You loved me when I didn’t have an ounce of love to offer myself, or anyone but you.

You love me without make-up. You kiss me before I brush my teeth. You don’t care if I ever comb my hair or how gray it gets. You love me in the backyard digging for worms, in the car with eyes lit up for a cake pop, or terrorizing the old folks in the supermarket aisles as you whiz by in your kid-sized shopping cart. You love me when you look at me before you do something risky, knowing you might get in trouble, but you also might need me to stop you from getting hurt. You love me when I yell too much, which is less and less. You love me when I’m the mom I want to be, which is more and more. You love me when I’m sad and trying not to let you see me cry, or when I’m mad and have to walk away. You love me when I sing, and even more when I stop (unless you’re sad or scared and need to hear another round of This Old Man RIGHT NOW MOMMY). You love me when you’re sick and feverish and sprawled across my chest. You love me when you hide and I pretend I can’t find you until you squeal and give yourself away. You love me every moment of every day.

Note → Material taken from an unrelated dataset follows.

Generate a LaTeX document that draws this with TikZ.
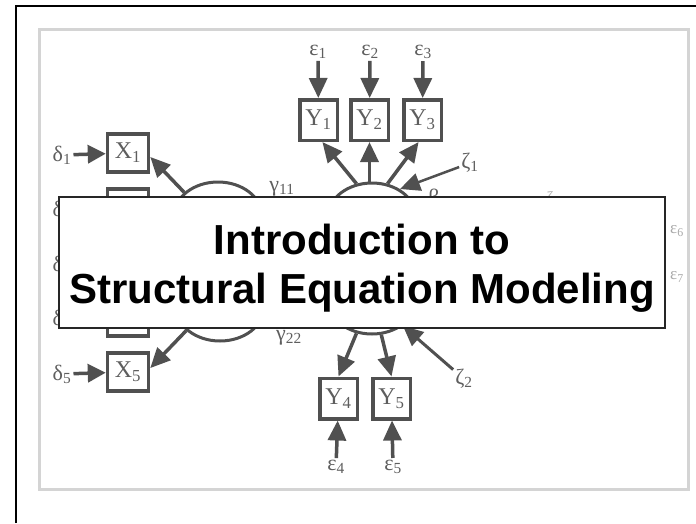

I can see you right now as I write this. You’re playing water games with the neighbors, soaking wet and shivering but so happy to be included that your lips will turn blue before you let me take you into the house to warm up. You are the best kid. The purest person. Chaos in a tiny body. Raw, unadulterated love. You test me, terrify me, thrill me, and can somehow see through my layers of self-doubt and unworthiness to the soul underneath that knows exactly how to love you.

Thank you for choosing me, for listening when I told you it was time to come (you listen when it matters, even if you can’t hear me when I tell you to stop pulling the cat’s tail). Bringing you into this world made me a mother. Spending every moment of every day with you for these three indescribable years has made me a mom.